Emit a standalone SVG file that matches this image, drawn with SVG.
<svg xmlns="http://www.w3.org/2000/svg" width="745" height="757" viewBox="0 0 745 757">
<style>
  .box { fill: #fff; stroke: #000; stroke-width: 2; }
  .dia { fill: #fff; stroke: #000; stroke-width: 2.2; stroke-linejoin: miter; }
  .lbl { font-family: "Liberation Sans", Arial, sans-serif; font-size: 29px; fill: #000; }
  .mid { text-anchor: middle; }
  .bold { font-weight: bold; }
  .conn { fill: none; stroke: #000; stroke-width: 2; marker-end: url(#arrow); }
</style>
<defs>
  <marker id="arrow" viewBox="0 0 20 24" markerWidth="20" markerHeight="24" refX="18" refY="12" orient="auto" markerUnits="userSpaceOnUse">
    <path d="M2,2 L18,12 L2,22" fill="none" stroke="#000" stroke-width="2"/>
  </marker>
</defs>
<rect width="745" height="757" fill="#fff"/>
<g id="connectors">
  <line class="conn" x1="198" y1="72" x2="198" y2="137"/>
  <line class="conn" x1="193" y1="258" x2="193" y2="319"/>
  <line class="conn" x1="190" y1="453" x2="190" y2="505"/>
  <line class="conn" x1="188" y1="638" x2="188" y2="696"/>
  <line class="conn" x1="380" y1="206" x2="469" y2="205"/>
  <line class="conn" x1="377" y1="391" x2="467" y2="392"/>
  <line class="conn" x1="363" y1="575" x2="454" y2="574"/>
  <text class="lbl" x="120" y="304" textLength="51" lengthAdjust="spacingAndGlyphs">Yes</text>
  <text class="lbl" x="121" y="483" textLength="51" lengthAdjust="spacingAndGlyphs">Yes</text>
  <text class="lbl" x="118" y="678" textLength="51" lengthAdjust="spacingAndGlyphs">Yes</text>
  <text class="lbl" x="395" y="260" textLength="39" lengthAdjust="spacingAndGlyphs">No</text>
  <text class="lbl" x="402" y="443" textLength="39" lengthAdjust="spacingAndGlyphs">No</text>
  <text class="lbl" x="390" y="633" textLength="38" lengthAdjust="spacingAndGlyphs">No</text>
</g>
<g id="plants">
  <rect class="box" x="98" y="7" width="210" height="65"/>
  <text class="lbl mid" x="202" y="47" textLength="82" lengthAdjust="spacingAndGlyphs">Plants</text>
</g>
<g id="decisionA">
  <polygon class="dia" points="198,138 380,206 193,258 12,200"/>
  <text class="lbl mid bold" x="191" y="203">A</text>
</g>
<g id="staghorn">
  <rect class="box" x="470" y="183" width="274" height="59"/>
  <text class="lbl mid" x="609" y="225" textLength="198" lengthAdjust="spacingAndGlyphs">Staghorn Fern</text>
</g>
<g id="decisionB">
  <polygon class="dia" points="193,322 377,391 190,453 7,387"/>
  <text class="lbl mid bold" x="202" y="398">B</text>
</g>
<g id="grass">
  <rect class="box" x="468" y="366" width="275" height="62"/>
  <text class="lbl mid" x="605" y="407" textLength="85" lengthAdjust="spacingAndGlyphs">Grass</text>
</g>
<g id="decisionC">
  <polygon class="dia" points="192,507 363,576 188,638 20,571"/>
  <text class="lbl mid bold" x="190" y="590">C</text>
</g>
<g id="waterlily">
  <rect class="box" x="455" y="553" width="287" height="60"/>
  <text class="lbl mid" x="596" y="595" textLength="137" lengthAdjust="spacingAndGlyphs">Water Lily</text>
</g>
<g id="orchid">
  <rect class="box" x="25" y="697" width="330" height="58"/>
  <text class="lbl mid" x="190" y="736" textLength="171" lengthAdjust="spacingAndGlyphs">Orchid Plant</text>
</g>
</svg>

☆ ☆ ☆ ☆

Task goal:
Reproduce the listing in full. Keep it exactly as written.

Worked answer:
Emit a standalone SVG file that matches this image, drawn with SVG.
<svg xmlns="http://www.w3.org/2000/svg" width="745" height="757" viewBox="0 0 745 757">
<style>
  .box { fill: #fff; stroke: #000; stroke-width: 2; }
  .dia { fill: #fff; stroke: #000; stroke-width: 2.2; stroke-linejoin: miter; }
  .lbl { font-family: "Liberation Sans", Arial, sans-serif; font-size: 29px; fill: #000; }
  .mid { text-anchor: middle; }
  .bold { font-weight: bold; }
  .conn { fill: none; stroke: #000; stroke-width: 2; marker-end: url(#arrow); }
</style>
<defs>
  <marker id="arrow" viewBox="0 0 20 24" markerWidth="20" markerHeight="24" refX="18" refY="12" orient="auto" markerUnits="userSpaceOnUse">
    <path d="M2,2 L18,12 L2,22" fill="none" stroke="#000" stroke-width="2"/>
  </marker>
</defs>
<rect width="745" height="757" fill="#fff"/>
<g id="connectors">
  <line class="conn" x1="198" y1="72" x2="198" y2="137"/>
  <line class="conn" x1="193" y1="258" x2="193" y2="319"/>
  <line class="conn" x1="190" y1="453" x2="190" y2="505"/>
  <line class="conn" x1="188" y1="638" x2="188" y2="696"/>
  <line class="conn" x1="380" y1="206" x2="469" y2="205"/>
  <line class="conn" x1="377" y1="391" x2="467" y2="392"/>
  <line class="conn" x1="363" y1="575" x2="454" y2="574"/>
  <text class="lbl" x="120" y="304" textLength="51" lengthAdjust="spacingAndGlyphs">Yes</text>
  <text class="lbl" x="121" y="483" textLength="51" lengthAdjust="spacingAndGlyphs">Yes</text>
  <text class="lbl" x="118" y="678" textLength="51" lengthAdjust="spacingAndGlyphs">Yes</text>
  <text class="lbl" x="395" y="260" textLength="39" lengthAdjust="spacingAndGlyphs">No</text>
  <text class="lbl" x="402" y="443" textLength="39" lengthAdjust="spacingAndGlyphs">No</text>
  <text class="lbl" x="390" y="633" textLength="38" lengthAdjust="spacingAndGlyphs">No</text>
</g>
<g id="plants">
  <rect class="box" x="98" y="7" width="210" height="65"/>
  <text class="lbl mid" x="202" y="47" textLength="82" lengthAdjust="spacingAndGlyphs">Plants</text>
</g>
<g id="decisionA">
  <polygon class="dia" points="198,138 380,206 193,258 12,200"/>
  <text class="lbl mid bold" x="191" y="203">A</text>
</g>
<g id="staghorn">
  <rect class="box" x="470" y="183" width="274" height="59"/>
  <text class="lbl mid" x="609" y="225" textLength="198" lengthAdjust="spacingAndGlyphs">Staghorn Fern</text>
</g>
<g id="decisionB">
  <polygon class="dia" points="193,322 377,391 190,453 7,387"/>
  <text class="lbl mid bold" x="202" y="398">B</text>
</g>
<g id="grass">
  <rect class="box" x="468" y="366" width="275" height="62"/>
  <text class="lbl mid" x="605" y="407" textLength="85" lengthAdjust="spacingAndGlyphs">Grass</text>
</g>
<g id="decisionC">
  <polygon class="dia" points="192,507 363,576 188,638 20,571"/>
  <text class="lbl mid bold" x="190" y="590">C</text>
</g>
<g id="waterlily">
  <rect class="box" x="455" y="553" width="287" height="60"/>
  <text class="lbl mid" x="596" y="595" textLength="137" lengthAdjust="spacingAndGlyphs">Water Lily</text>
</g>
<g id="orchid">
  <rect class="box" x="25" y="697" width="330" height="58"/>
  <text class="lbl mid" x="190" y="736" textLength="171" lengthAdjust="spacingAndGlyphs">Orchid Plant</text>
</g>
</svg>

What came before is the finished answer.